__WORK TO DO__
Quote all lines below exactly. Images stay out.

__RAW DATA__
** START **
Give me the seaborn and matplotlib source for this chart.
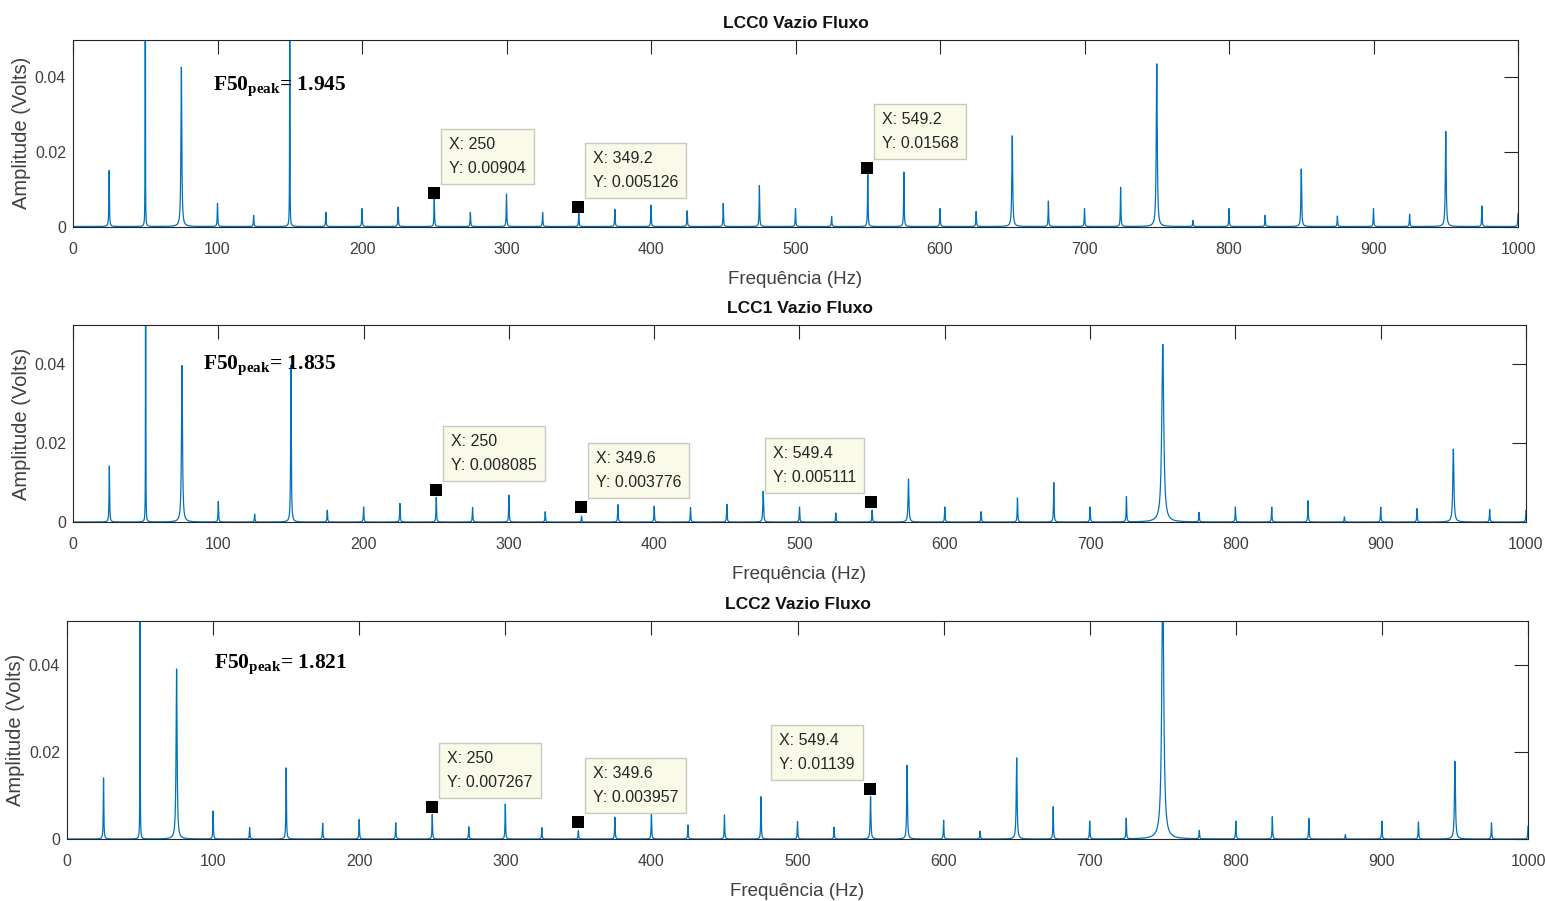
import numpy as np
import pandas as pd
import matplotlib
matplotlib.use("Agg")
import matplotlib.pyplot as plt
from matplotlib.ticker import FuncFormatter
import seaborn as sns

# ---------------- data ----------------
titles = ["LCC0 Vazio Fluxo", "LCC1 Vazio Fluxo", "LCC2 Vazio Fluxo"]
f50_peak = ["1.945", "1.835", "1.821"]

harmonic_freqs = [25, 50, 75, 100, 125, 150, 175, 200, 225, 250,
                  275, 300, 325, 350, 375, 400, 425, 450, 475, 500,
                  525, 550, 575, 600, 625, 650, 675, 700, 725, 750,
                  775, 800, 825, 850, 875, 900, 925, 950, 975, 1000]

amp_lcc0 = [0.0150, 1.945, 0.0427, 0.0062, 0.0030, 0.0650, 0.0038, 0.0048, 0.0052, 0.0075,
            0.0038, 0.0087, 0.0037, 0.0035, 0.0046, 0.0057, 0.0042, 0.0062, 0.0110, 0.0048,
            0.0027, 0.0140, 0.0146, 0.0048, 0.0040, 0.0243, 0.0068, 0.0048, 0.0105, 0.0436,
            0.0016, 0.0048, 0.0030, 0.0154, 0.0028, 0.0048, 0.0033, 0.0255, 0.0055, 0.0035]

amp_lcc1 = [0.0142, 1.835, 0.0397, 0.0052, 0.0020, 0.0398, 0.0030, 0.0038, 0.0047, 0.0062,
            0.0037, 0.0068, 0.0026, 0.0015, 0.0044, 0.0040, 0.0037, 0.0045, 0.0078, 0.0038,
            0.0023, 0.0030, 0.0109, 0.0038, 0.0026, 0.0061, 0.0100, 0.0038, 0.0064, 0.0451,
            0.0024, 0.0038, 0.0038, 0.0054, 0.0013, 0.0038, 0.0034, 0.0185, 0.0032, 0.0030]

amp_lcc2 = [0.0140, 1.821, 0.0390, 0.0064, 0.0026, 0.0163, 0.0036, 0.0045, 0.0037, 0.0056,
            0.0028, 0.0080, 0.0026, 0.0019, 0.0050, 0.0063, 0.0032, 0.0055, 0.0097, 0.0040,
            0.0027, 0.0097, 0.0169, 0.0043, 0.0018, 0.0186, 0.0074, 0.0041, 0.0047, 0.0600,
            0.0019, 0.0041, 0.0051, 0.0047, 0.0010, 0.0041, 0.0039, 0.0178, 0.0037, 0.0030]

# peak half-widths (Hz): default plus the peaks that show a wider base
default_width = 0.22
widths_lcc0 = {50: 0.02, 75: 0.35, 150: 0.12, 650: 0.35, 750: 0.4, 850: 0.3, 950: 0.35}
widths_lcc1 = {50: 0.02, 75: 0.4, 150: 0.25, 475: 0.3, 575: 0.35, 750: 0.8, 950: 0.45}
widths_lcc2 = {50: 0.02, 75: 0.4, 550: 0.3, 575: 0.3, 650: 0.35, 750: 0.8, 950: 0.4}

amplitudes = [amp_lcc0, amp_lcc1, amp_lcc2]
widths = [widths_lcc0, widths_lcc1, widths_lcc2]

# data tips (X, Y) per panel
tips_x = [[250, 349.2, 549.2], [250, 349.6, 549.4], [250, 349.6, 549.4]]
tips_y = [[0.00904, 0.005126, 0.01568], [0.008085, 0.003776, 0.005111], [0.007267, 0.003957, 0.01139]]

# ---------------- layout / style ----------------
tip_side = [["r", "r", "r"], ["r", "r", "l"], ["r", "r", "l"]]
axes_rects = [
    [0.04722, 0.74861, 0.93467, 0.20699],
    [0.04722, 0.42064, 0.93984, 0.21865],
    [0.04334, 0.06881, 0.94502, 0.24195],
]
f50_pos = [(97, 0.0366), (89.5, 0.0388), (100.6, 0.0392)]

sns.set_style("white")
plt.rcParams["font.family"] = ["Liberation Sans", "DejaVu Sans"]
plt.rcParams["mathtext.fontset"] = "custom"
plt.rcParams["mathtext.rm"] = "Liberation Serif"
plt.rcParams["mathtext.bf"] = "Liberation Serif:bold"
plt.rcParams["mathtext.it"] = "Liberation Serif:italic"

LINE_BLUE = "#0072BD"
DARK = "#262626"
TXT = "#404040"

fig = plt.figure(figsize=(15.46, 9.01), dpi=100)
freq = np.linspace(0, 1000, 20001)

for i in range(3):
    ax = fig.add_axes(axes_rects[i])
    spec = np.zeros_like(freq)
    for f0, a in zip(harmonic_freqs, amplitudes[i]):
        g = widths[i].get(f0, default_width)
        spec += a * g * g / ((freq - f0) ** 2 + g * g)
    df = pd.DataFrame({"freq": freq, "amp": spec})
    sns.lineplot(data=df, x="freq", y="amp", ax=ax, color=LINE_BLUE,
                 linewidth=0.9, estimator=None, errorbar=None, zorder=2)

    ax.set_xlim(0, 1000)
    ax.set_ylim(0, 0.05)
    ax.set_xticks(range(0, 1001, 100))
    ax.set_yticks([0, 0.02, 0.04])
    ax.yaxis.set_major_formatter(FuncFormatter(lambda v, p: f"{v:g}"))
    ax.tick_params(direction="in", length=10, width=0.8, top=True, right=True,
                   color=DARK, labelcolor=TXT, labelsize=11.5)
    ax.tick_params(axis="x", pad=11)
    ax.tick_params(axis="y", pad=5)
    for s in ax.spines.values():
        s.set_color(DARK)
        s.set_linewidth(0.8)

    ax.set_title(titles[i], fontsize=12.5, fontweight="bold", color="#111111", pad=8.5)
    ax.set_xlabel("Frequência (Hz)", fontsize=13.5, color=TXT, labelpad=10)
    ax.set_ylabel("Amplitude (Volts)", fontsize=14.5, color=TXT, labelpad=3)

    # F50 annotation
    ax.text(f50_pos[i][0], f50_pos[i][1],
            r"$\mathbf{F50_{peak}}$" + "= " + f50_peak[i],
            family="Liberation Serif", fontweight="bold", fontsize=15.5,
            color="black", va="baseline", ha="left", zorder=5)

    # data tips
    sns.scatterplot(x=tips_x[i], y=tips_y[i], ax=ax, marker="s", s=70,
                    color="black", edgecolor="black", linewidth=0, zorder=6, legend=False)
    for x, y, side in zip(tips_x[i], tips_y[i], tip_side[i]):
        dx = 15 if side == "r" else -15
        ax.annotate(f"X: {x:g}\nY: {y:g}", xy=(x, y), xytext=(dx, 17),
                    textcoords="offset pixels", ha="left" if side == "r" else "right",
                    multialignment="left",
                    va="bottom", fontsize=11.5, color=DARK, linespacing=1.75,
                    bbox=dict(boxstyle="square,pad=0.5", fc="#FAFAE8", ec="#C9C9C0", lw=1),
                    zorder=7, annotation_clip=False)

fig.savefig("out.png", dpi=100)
** END **
__ANSWER BELOW__
Give me the seaborn and matplotlib source for this chart.
import numpy as np
import pandas as pd
import matplotlib
matplotlib.use("Agg")
import matplotlib.pyplot as plt
from matplotlib.ticker import FuncFormatter
import seaborn as sns

# ---------------- data ----------------
titles = ["LCC0 Vazio Fluxo", "LCC1 Vazio Fluxo", "LCC2 Vazio Fluxo"]
f50_peak = ["1.945", "1.835", "1.821"]

harmonic_freqs = [25, 50, 75, 100, 125, 150, 175, 200, 225, 250,
                  275, 300, 325, 350, 375, 400, 425, 450, 475, 500,
                  525, 550, 575, 600, 625, 650, 675, 700, 725, 750,
                  775, 800, 825, 850, 875, 900, 925, 950, 975, 1000]

amp_lcc0 = [0.0150, 1.945, 0.0427, 0.0062, 0.0030, 0.0650, 0.0038, 0.0048, 0.0052, 0.0075,
            0.0038, 0.0087, 0.0037, 0.0035, 0.0046, 0.0057, 0.0042, 0.0062, 0.0110, 0.0048,
            0.0027, 0.0140, 0.0146, 0.0048, 0.0040, 0.0243, 0.0068, 0.0048, 0.0105, 0.0436,
            0.0016, 0.0048, 0.0030, 0.0154, 0.0028, 0.0048, 0.0033, 0.0255, 0.0055, 0.0035]

amp_lcc1 = [0.0142, 1.835, 0.0397, 0.0052, 0.0020, 0.0398, 0.0030, 0.0038, 0.0047, 0.0062,
            0.0037, 0.0068, 0.0026, 0.0015, 0.0044, 0.0040, 0.0037, 0.0045, 0.0078, 0.0038,
            0.0023, 0.0030, 0.0109, 0.0038, 0.0026, 0.0061, 0.0100, 0.0038, 0.0064, 0.0451,
            0.0024, 0.0038, 0.0038, 0.0054, 0.0013, 0.0038, 0.0034, 0.0185, 0.0032, 0.0030]

amp_lcc2 = [0.0140, 1.821, 0.0390, 0.0064, 0.0026, 0.0163, 0.0036, 0.0045, 0.0037, 0.0056,
            0.0028, 0.0080, 0.0026, 0.0019, 0.0050, 0.0063, 0.0032, 0.0055, 0.0097, 0.0040,
            0.0027, 0.0097, 0.0169, 0.0043, 0.0018, 0.0186, 0.0074, 0.0041, 0.0047, 0.0600,
            0.0019, 0.0041, 0.0051, 0.0047, 0.0010, 0.0041, 0.0039, 0.0178, 0.0037, 0.0030]

# peak half-widths (Hz): default plus the peaks that show a wider base
default_width = 0.22
widths_lcc0 = {50: 0.02, 75: 0.35, 150: 0.12, 650: 0.35, 750: 0.4, 850: 0.3, 950: 0.35}
widths_lcc1 = {50: 0.02, 75: 0.4, 150: 0.25, 475: 0.3, 575: 0.35, 750: 0.8, 950: 0.45}
widths_lcc2 = {50: 0.02, 75: 0.4, 550: 0.3, 575: 0.3, 650: 0.35, 750: 0.8, 950: 0.4}

amplitudes = [amp_lcc0, amp_lcc1, amp_lcc2]
widths = [widths_lcc0, widths_lcc1, widths_lcc2]

# data tips (X, Y) per panel
tips_x = [[250, 349.2, 549.2], [250, 349.6, 549.4], [250, 349.6, 549.4]]
tips_y = [[0.00904, 0.005126, 0.01568], [0.008085, 0.003776, 0.005111], [0.007267, 0.003957, 0.01139]]

# ---------------- layout / style ----------------
tip_side = [["r", "r", "r"], ["r", "r", "l"], ["r", "r", "l"]]
axes_rects = [
    [0.04722, 0.74861, 0.93467, 0.20699],
    [0.04722, 0.42064, 0.93984, 0.21865],
    [0.04334, 0.06881, 0.94502, 0.24195],
]
f50_pos = [(97, 0.0366), (89.5, 0.0388), (100.6, 0.0392)]

sns.set_style("white")
plt.rcParams["font.family"] = ["Liberation Sans", "DejaVu Sans"]
plt.rcParams["mathtext.fontset"] = "custom"
plt.rcParams["mathtext.rm"] = "Liberation Serif"
plt.rcParams["mathtext.bf"] = "Liberation Serif:bold"
plt.rcParams["mathtext.it"] = "Liberation Serif:italic"

LINE_BLUE = "#0072BD"
DARK = "#262626"
TXT = "#404040"

fig = plt.figure(figsize=(15.46, 9.01), dpi=100)
freq = np.linspace(0, 1000, 20001)

for i in range(3):
    ax = fig.add_axes(axes_rects[i])
    spec = np.zeros_like(freq)
    for f0, a in zip(harmonic_freqs, amplitudes[i]):
        g = widths[i].get(f0, default_width)
        spec += a * g * g / ((freq - f0) ** 2 + g * g)
    df = pd.DataFrame({"freq": freq, "amp": spec})
    sns.lineplot(data=df, x="freq", y="amp", ax=ax, color=LINE_BLUE,
                 linewidth=0.9, estimator=None, errorbar=None, zorder=2)

    ax.set_xlim(0, 1000)
    ax.set_ylim(0, 0.05)
    ax.set_xticks(range(0, 1001, 100))
    ax.set_yticks([0, 0.02, 0.04])
    ax.yaxis.set_major_formatter(FuncFormatter(lambda v, p: f"{v:g}"))
    ax.tick_params(direction="in", length=10, width=0.8, top=True, right=True,
                   color=DARK, labelcolor=TXT, labelsize=11.5)
    ax.tick_params(axis="x", pad=11)
    ax.tick_params(axis="y", pad=5)
    for s in ax.spines.values():
        s.set_color(DARK)
        s.set_linewidth(0.8)

    ax.set_title(titles[i], fontsize=12.5, fontweight="bold", color="#111111", pad=8.5)
    ax.set_xlabel("Frequência (Hz)", fontsize=13.5, color=TXT, labelpad=10)
    ax.set_ylabel("Amplitude (Volts)", fontsize=14.5, color=TXT, labelpad=3)

    # F50 annotation
    ax.text(f50_pos[i][0], f50_pos[i][1],
            r"$\mathbf{F50_{peak}}$" + "= " + f50_peak[i],
            family="Liberation Serif", fontweight="bold", fontsize=15.5,
            color="black", va="baseline", ha="left", zorder=5)

    # data tips
    sns.scatterplot(x=tips_x[i], y=tips_y[i], ax=ax, marker="s", s=70,
                    color="black", edgecolor="black", linewidth=0, zorder=6, legend=False)
    for x, y, side in zip(tips_x[i], tips_y[i], tip_side[i]):
        dx = 15 if side == "r" else -15
        ax.annotate(f"X: {x:g}\nY: {y:g}", xy=(x, y), xytext=(dx, 17),
                    textcoords="offset pixels", ha="left" if side == "r" else "right",
                    multialignment="left",
                    va="bottom", fontsize=11.5, color=DARK, linespacing=1.75,
                    bbox=dict(boxstyle="square,pad=0.5", fc="#FAFAE8", ec="#C9C9C0", lw=1),
                    zorder=7, annotation_clip=False)

fig.savefig("out.png", dpi=100)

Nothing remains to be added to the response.